_INSTRUCTIONS FOR THE TASK_
Repeat the data word for word. Do not include the pictures.

_GIVEN DATA_
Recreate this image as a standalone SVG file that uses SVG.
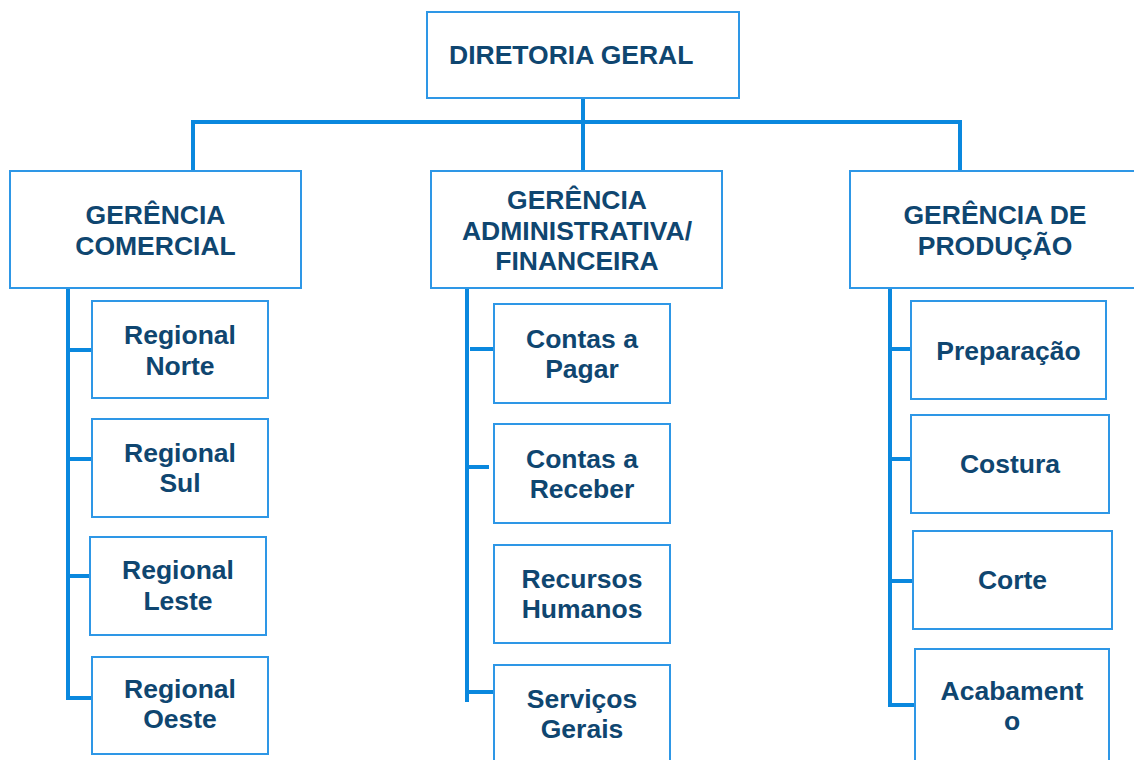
<svg xmlns="http://www.w3.org/2000/svg" width="1134" height="760" viewBox="0 0 1134 760">
<style>
.box{fill:#ffffff;stroke:#2e97e6;stroke-width:2}
.ln{fill:none;stroke:#0a88de;stroke-width:4}
text{font-family:"Liberation Sans",Arial,sans-serif;font-weight:bold;font-size:26.5px;fill:#0f4670}
.c{text-anchor:middle}
</style>
<rect width="1134" height="760" fill="#ffffff"/>
<g id="connectors">
<path class="ln" d="M583 98V170M193 170V122H960V170"/>
<path class="ln" d="M68 288V698H92M68 350H92M68 459H92M68 576H93"/>
<path class="ln" d="M467 288V702M470 349H494M467 467H489M467 692H494"/>
<path class="ln" d="M890 288V705H915M890 349H913M888 459H911M890 581H915"/>
</g>
<g id="diretoria"><rect class="box" x="427" y="12" width="312" height="86"/><text x="449" y="64">DIRETORIA GERAL</text></g>
<g id="comercial"><rect class="box" x="10" y="171" width="291" height="117"/><text class="c" x="155.5" y="224">GERÊNCIA</text><text class="c" x="155.5" y="255">COMERCIAL</text></g>
<g id="administrativa"><rect class="box" x="431" y="171" width="291" height="117"/><text class="c" x="577" y="209">GERÊNCIA</text><text class="c" x="577" y="240">ADMINISTRATIVA/</text><text class="c" x="577" y="270">FINANCEIRA</text></g>
<g id="producao"><rect class="box" x="850" y="171" width="300" height="117"/><text class="c" x="995" y="224">GERÊNCIA DE</text><text class="c" x="995" y="255">PRODUÇÃO</text></g>
<g id="norte"><rect class="box" x="92" y="301" width="176" height="97"/><text class="c" x="180" y="344">Regional</text><text class="c" x="180" y="375">Norte</text></g>
<g id="sul"><rect class="box" x="92" y="419" width="176" height="98"/><text class="c" x="180" y="462">Regional</text><text class="c" x="180" y="492">Sul</text></g>
<g id="leste"><rect class="box" x="90" y="537" width="176" height="98"/><text class="c" x="178" y="579">Regional</text><text class="c" x="178" y="610">Leste</text></g>
<g id="oeste"><rect class="box" x="92" y="657" width="176" height="97"/><text class="c" x="180" y="698">Regional</text><text class="c" x="180" y="728">Oeste</text></g>
<g id="pagar"><rect class="box" x="494" y="304" width="176" height="99"/><text class="c" x="582" y="348">Contas a</text><text class="c" x="582" y="378">Pagar</text></g>
<g id="receber"><rect class="box" x="494" y="424" width="176" height="99"/><text class="c" x="582" y="468">Contas a</text><text class="c" x="582" y="498">Receber</text></g>
<g id="rh"><rect class="box" x="494" y="545" width="176" height="98"/><text class="c" x="582" y="588">Recursos</text><text class="c" x="582" y="618">Humanos</text></g>
<g id="servicos"><rect class="box" x="494" y="665" width="176" height="110"/><text class="c" x="582" y="708">Serviços</text><text class="c" x="582" y="738">Gerais</text></g>
<g id="preparacao"><rect class="box" x="911" y="301" width="195" height="98"/><text class="c" x="1008.5" y="360">Preparação</text></g>
<g id="costura"><rect class="box" x="911" y="415" width="198" height="98"/><text class="c" x="1010" y="473">Costura</text></g>
<g id="corte"><rect class="box" x="913" y="531" width="199" height="98"/><text class="c" x="1012.5" y="589">Corte</text></g>
<g id="acabamento"><rect class="box" x="915" y="649" width="194" height="126"/><text class="c" x="1012" y="700">Acabament</text><text class="c" x="1012" y="730">o</text></g>
</svg>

_EXPECTED ANSWER_
Recreate this image as a standalone SVG file that uses SVG.
<svg xmlns="http://www.w3.org/2000/svg" width="1134" height="760" viewBox="0 0 1134 760">
<style>
.box{fill:#ffffff;stroke:#2e97e6;stroke-width:2}
.ln{fill:none;stroke:#0a88de;stroke-width:4}
text{font-family:"Liberation Sans",Arial,sans-serif;font-weight:bold;font-size:26.5px;fill:#0f4670}
.c{text-anchor:middle}
</style>
<rect width="1134" height="760" fill="#ffffff"/>
<g id="connectors">
<path class="ln" d="M583 98V170M193 170V122H960V170"/>
<path class="ln" d="M68 288V698H92M68 350H92M68 459H92M68 576H93"/>
<path class="ln" d="M467 288V702M470 349H494M467 467H489M467 692H494"/>
<path class="ln" d="M890 288V705H915M890 349H913M888 459H911M890 581H915"/>
</g>
<g id="diretoria"><rect class="box" x="427" y="12" width="312" height="86"/><text x="449" y="64">DIRETORIA GERAL</text></g>
<g id="comercial"><rect class="box" x="10" y="171" width="291" height="117"/><text class="c" x="155.5" y="224">GERÊNCIA</text><text class="c" x="155.5" y="255">COMERCIAL</text></g>
<g id="administrativa"><rect class="box" x="431" y="171" width="291" height="117"/><text class="c" x="577" y="209">GERÊNCIA</text><text class="c" x="577" y="240">ADMINISTRATIVA/</text><text class="c" x="577" y="270">FINANCEIRA</text></g>
<g id="producao"><rect class="box" x="850" y="171" width="300" height="117"/><text class="c" x="995" y="224">GERÊNCIA DE</text><text class="c" x="995" y="255">PRODUÇÃO</text></g>
<g id="norte"><rect class="box" x="92" y="301" width="176" height="97"/><text class="c" x="180" y="344">Regional</text><text class="c" x="180" y="375">Norte</text></g>
<g id="sul"><rect class="box" x="92" y="419" width="176" height="98"/><text class="c" x="180" y="462">Regional</text><text class="c" x="180" y="492">Sul</text></g>
<g id="leste"><rect class="box" x="90" y="537" width="176" height="98"/><text class="c" x="178" y="579">Regional</text><text class="c" x="178" y="610">Leste</text></g>
<g id="oeste"><rect class="box" x="92" y="657" width="176" height="97"/><text class="c" x="180" y="698">Regional</text><text class="c" x="180" y="728">Oeste</text></g>
<g id="pagar"><rect class="box" x="494" y="304" width="176" height="99"/><text class="c" x="582" y="348">Contas a</text><text class="c" x="582" y="378">Pagar</text></g>
<g id="receber"><rect class="box" x="494" y="424" width="176" height="99"/><text class="c" x="582" y="468">Contas a</text><text class="c" x="582" y="498">Receber</text></g>
<g id="rh"><rect class="box" x="494" y="545" width="176" height="98"/><text class="c" x="582" y="588">Recursos</text><text class="c" x="582" y="618">Humanos</text></g>
<g id="servicos"><rect class="box" x="494" y="665" width="176" height="110"/><text class="c" x="582" y="708">Serviços</text><text class="c" x="582" y="738">Gerais</text></g>
<g id="preparacao"><rect class="box" x="911" y="301" width="195" height="98"/><text class="c" x="1008.5" y="360">Preparação</text></g>
<g id="costura"><rect class="box" x="911" y="415" width="198" height="98"/><text class="c" x="1010" y="473">Costura</text></g>
<g id="corte"><rect class="box" x="913" y="531" width="199" height="98"/><text class="c" x="1012.5" y="589">Corte</text></g>
<g id="acabamento"><rect class="box" x="915" y="649" width="194" height="126"/><text class="c" x="1012" y="700">Acabament</text><text class="c" x="1012" y="730">o</text></g>
</svg>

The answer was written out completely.